- [What you will do]: Look at the data below and print exactly the lines from its first line through the line with "Legend, XAxis, YAxis"; the pictures stay out of the copy.

- [Data section]:
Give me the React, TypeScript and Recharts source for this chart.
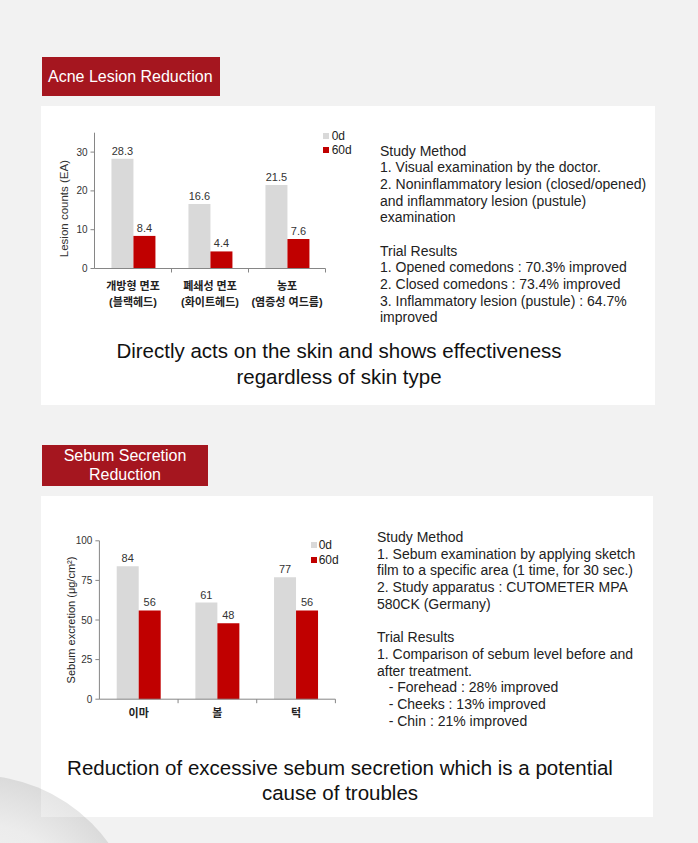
import { Bar, BarChart, LabelList, Legend, XAxis, YAxis } from "recharts";

// acne lesion chart
const acneCategories = ["개방형 면포\n(블랙헤드)", "폐쇄성 면포\n(화이트헤드)", "농포\n(염증성 여드름)"];
const acneDay0 = [28.3, 16.6, 21.5];
const acneDay60 = [8.4, 4.4, 7.6];
const acneTicks = [0, 10, 20, 30];

// sebum chart
const sebumCategories = ["이마", "볼", "턱"];
const sebumDay0 = [84, 61, 77];
const sebumDay60 = [56, 48, 56];
const sebumTicks = [0, 25, 50, 75, 100];

const seriesNames = ["0d", "60d"];

const acneMethod = [
  "Study Method",
  "1. Visual examination by the doctor.",
  "2. Noninflammatory lesion (closed/opened)",
  "and inflammatory lesion (pustule)",
  "examination",
  "",
  "Trial Results",
  "1. Opened comedons : 70.3% improved",
  "2. Closed comedons : 73.4% improved",
  "3. Inflammatory lesion (pustule) : 64.7%",
  "improved",
];

const sebumMethod = [
  "Study Method",
  "1. Sebum examination by applying sketch",
  "film to a specific area (1 time, for 30 sec.)",
  "2. Study apparatus : CUTOMETER MPA",
  "580CK (Germany)",
  "",
  "Trial Results",
  "1. Comparison of sebum level before and",
  "after treatment.",
  "   - Forehead : 28% improved",
  "   - Cheeks : 13% improved",
  "   - Chin : 21% improved",
];

const GREY = "#d9d9d9";
const RED = "#c00000";
const AXIS = "#868686";
const LABEL_RED = "#a5161f";
const FONT = "'Liberation Sans', Arial, 'Noto Sans CJK KR', sans-serif";

const acneData = acneCategories.map((name, i) => ({ name, d0: acneDay0[i], d60: acneDay60[i] }));
const sebumData = sebumCategories.map((name, i) => ({ name, d0: sebumDay0[i], d60: sebumDay60[i] }));

const makeCategoryTick = (bandWidth: number, firstBaseline: number, lineGap: number) => (props: any) => {
  const { x, y, payload } = props;
  const lines = String(payload.value).split("\n");
  return (
    <g>
      <line x1={x + bandWidth / 2} x2={x + bandWidth / 2} y1={y} y2={y + 4} stroke={AXIS} />
      {lines.map((l, i) => (
        <text
          key={i}
          x={x}
          y={y + firstBaseline + i * lineGap}
          textAnchor="middle"
          fontSize={11}
          fontWeight="bold"
          fill="#222"
          fontFamily={FONT}
        >
          {l}
        </text>
      ))}
    </g>
  );
};

const makeLegend = (rowH: number, gap: number) => (props: any) => (
  <div style={{ fontFamily: FONT, fontSize: 12, color: "#222" }}>
    {(props.payload || []).map((entry: any) => (
      <div key={entry.value} style={{ display: "flex", alignItems: "center", height: rowH }}>
        <span style={{ width: 6, height: 6, background: entry.color, marginRight: gap, display: "inline-block" }} />
        {entry.value}
      </div>
    ))}
  </div>
);

const AcneChart = () => {
  const W = 330;
  const H = 200;
  const m = { top: 12.7, right: 44.5, bottom: 11.5, left: 0 };
  const yW = 54.5;
  const band = (W - m.left - m.right - yW) / acneCategories.length;
  return (
    <BarChart width={W} height={H} data={acneData} margin={m} barCategoryGap="22%" barGap={0}>
      <XAxis
        dataKey="name"
        height={40}
        tickSize={0}
        tickMargin={0}
        interval={0}
        tickLine={false}
        axisLine={{ stroke: AXIS }}
        tick={makeCategoryTick(band, 21.5, 16)}
      />
      <YAxis
        domain={[0, 35]}
        ticks={acneTicks}
        width={yW}
        tickSize={4}
        tickMargin={3}
        axisLine={{ stroke: AXIS }}
        tickLine={{ stroke: AXIS }}
        tick={{ fontSize: 10, fill: "#333", fontFamily: FONT }}
        label={{
          value: "Lesion counts (EA)",
          angle: -90,
          position: "insideLeft",
          offset: 24,
          dy: 8,
          style: { textAnchor: "middle", fontSize: 11.5, fill: "#333", fontFamily: FONT },
        }}
      />
      <Legend
        layout="vertical"
        align="center"
        verticalAlign="middle"
        content={makeLegend(14, 3)}
        wrapperStyle={{ top: 8.7, left: 282.7, width: 46 }}
      />
      <Bar dataKey="d0" name={seriesNames[0]} fill={GREY} isAnimationActive={false}>
        <LabelList dataKey="d0" position="top" offset={4} style={{ fontSize: 11, fill: "#333", fontFamily: FONT }} />
      </Bar>
      <Bar dataKey="d60" name={seriesNames[1]} fill={RED} isAnimationActive={false}>
        <LabelList dataKey="d60" position="top" offset={4} style={{ fontSize: 11, fill: "#333", fontFamily: FONT }} />
      </Bar>
    </BarChart>
  );
};

const SebumChart = () => {
  const W = 330;
  const H = 210;
  const m = { top: 20.8, right: 34.6, bottom: 5.8, left: 0 };
  const yW = 59.4;
  const band = (W - m.left - m.right - yW) / sebumCategories.length;
  return (
    <BarChart width={W} height={H} data={sebumData} margin={m} barCategoryGap="22%" barGap={0}>
      <XAxis
        dataKey="name"
        height={25}
        tickSize={0}
        tickMargin={0}
        interval={0}
        tickLine={false}
        axisLine={{ stroke: AXIS }}
        tick={makeCategoryTick(band, 18, 16)}
      />
      <YAxis
        domain={[0, 100]}
        ticks={sebumTicks}
        width={yW}
        tickSize={4}
        tickMargin={3}
        axisLine={{ stroke: AXIS }}
        tickLine={{ stroke: AXIS }}
        tick={{ fontSize: 10, fill: "#333", fontFamily: FONT }}
        label={{
          value: "Sebum excretion (μg/cm²)",
          angle: -90,
          position: "insideLeft",
          offset: 31,
          style: { textAnchor: "middle", fontSize: 11, fill: "#222", fontFamily: FONT },
        }}
      />
      <Legend
        layout="vertical"
        align="center"
        verticalAlign="middle"
        content={makeLegend(15.6, 2)}
        wrapperStyle={{ top: 17, left: 270.7, width: 50 }}
      />
      <Bar dataKey="d0" name={seriesNames[0]} fill={GREY} isAnimationActive={false}>
        <LabelList dataKey="d0" position="top" offset={4} style={{ fontSize: 11, fill: "#333", fontFamily: FONT }} />
      </Bar>
      <Bar dataKey="d60" name={seriesNames[1]} fill={RED} isAnimationActive={false}>
        <LabelList dataKey="d60" position="top" offset={4} style={{ fontSize: 11, fill: "#333", fontFamily: FONT }} />
      </Bar>
    </BarChart>
  );
};

const TextBlock = ({ lines, left, top }: { lines: string[]; left: number; top: number }) => (
  <div
    style={{
      position: "absolute",
      left,
      top,
      fontSize: 14,
      lineHeight: "16.7px",
      color: "#222",
      whiteSpace: "pre",
    }}
  >
    {lines.map((l, i) => (
      <div key={i} style={{ height: 16.7 }}>
        {l}
      </div>
    ))}
  </div>
);

export default function App() {
  return (
    <div
      style={{
        position: "absolute",
        left: 0,
        top: 0,
        width: 698,
        height: 843,
        overflow: "hidden",
        background: "#f2f2f2",
        fontFamily: FONT,
      }}
    >
      {/* section 1 */}
      <div
        style={{
          position: "absolute",
          left: 42,
          top: 57,
          width: 178,
          height: 39,
          background: LABEL_RED,
          color: "#fff",
          fontSize: 16,
          lineHeight: "39px",
          paddingLeft: 6,
          boxSizing: "border-box",
        }}
      >
        Acne Lesion Reduction
      </div>
      <div style={{ position: "absolute", left: 41, top: 106, width: 614, height: 299, background: "#fff" }} />
      <div style={{ position: "absolute", left: 40, top: 120 }}>
        <AcneChart />
      </div>
      <TextBlock lines={acneMethod} left={380} top={142.5} />
      <div
        style={{
          position: "absolute",
          left: 60,
          top: 338,
          width: 558,
          textAlign: "center",
          fontSize: 20.5,
          lineHeight: "26px",
          color: "#111",
        }}
      >
        Directly acts on the skin and shows effectiveness
        <br />
        regardless of skin type
      </div>

      {/* section 2 */}
      <div
        style={{
          position: "absolute",
          left: 42,
          top: 445,
          width: 166,
          height: 41,
          background: LABEL_RED,
          color: "#fff",
          fontSize: 16,
          lineHeight: "19px",
          paddingTop: 1,
          textAlign: "center",
          boxSizing: "border-box",
        }}
      >
        Sebum Secretion
        <br />
        Reduction
      </div>
      <div style={{ position: "absolute", left: 41, top: 496, width: 612, height: 321, background: "#fff" }} />
      <div style={{ position: "absolute", left: 40, top: 520 }}>
        <SebumChart />
      </div>
      <TextBlock lines={sebumMethod} left={377} top={529} />
      <div
        style={{
          position: "absolute",
          left: 20,
          top: 755,
          width: 640,
          textAlign: "center",
          fontSize: 20.5,
          lineHeight: "25px",
          color: "#111",
        }}
      >
        Reduction of excessive sebum secretion which is a potential
        <br />
        cause of troubles
      </div>

      {/* decorative circle bottom-left */}
      <div
        style={{
          position: "absolute",
          left: -190,
          top: 775,
          width: 330,
          height: 330,
          borderRadius: "50%",
          background:
            "radial-gradient(circle at 50% 50%, rgba(255,255,255,0.4) 0%, rgba(230,230,230,0.5) 50%, rgba(0,0,0,0.1) 72%, rgba(0,0,0,0.18) 90%, rgba(0,0,0,0.15) 100%)",
        }}
      />
    </div>
  );
}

- [Complete output]:
Give me the React, TypeScript and Recharts source for this chart.
import { Bar, BarChart, LabelList, Legend, XAxis, YAxis } from "recharts";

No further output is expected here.